As is so often the case, it's at least an improvement over Luther. Just as Luther was more Calvinist than Calvin by advancing the "absolute necessity" fallacy, Luther called Islam the "Scourge of God" but went on to say he would prefer to be ruled by Turks than by a Catholic King, that he agreed with Islam on divorce and polygamy, and that if a simple statement was sufficient to have the Turks accept you as a Muslim then a simple statement should suffice for Christians to accept someone as having become Christian. So, another instance of when Luther based his doctrines on something other than Scripture while at the same time pretending that it was Scripture alone that dictated his doctrines.

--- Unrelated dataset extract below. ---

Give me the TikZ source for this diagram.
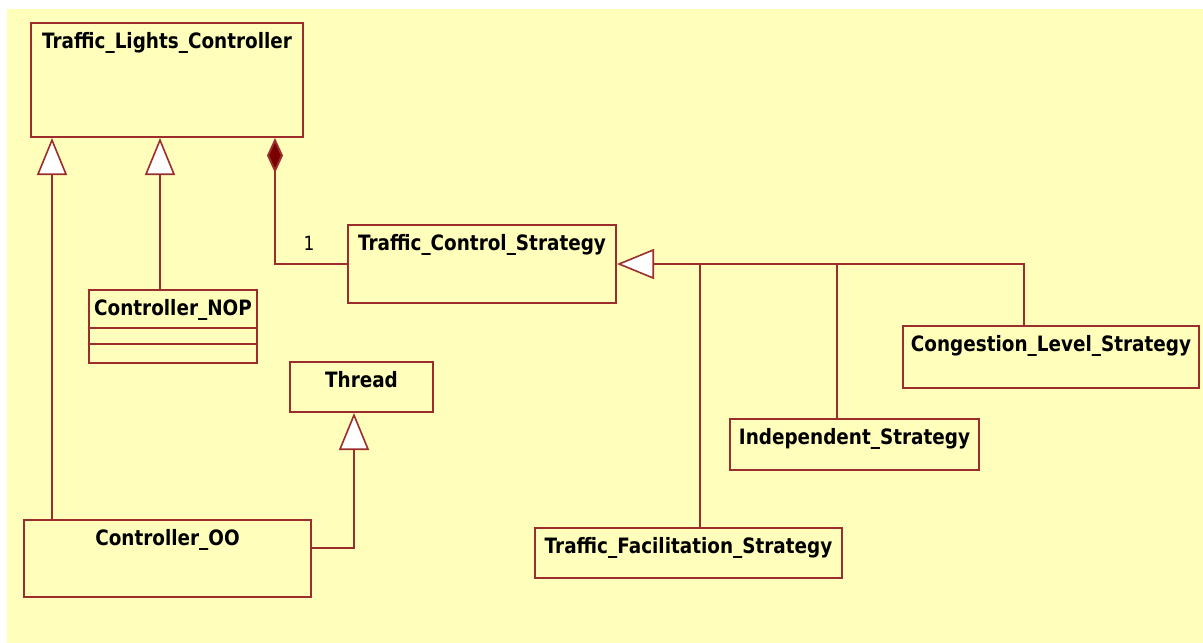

One of these days a lot of people are going to find out that the Koran and Virgil aren't in the Bible and they're going to be really upset with Martin about a few things.
Regards
That has to do with the politics of the day that saw clearly Catholic princes and kings backing Protestant clerics against the Catholic Church. Those clerics had to check some of their attacks on the RC institution lest they offend their very sponsors about their personal theology.
By the end of the 1600s all that sort of issue had been disposed of (through the vehicle of The Thirty Years War and its settlements we call The Peace of Westphalia). If you'd had Luther still around in the 1700s he'd been singing a different tune on many topics, as do all of us anyway.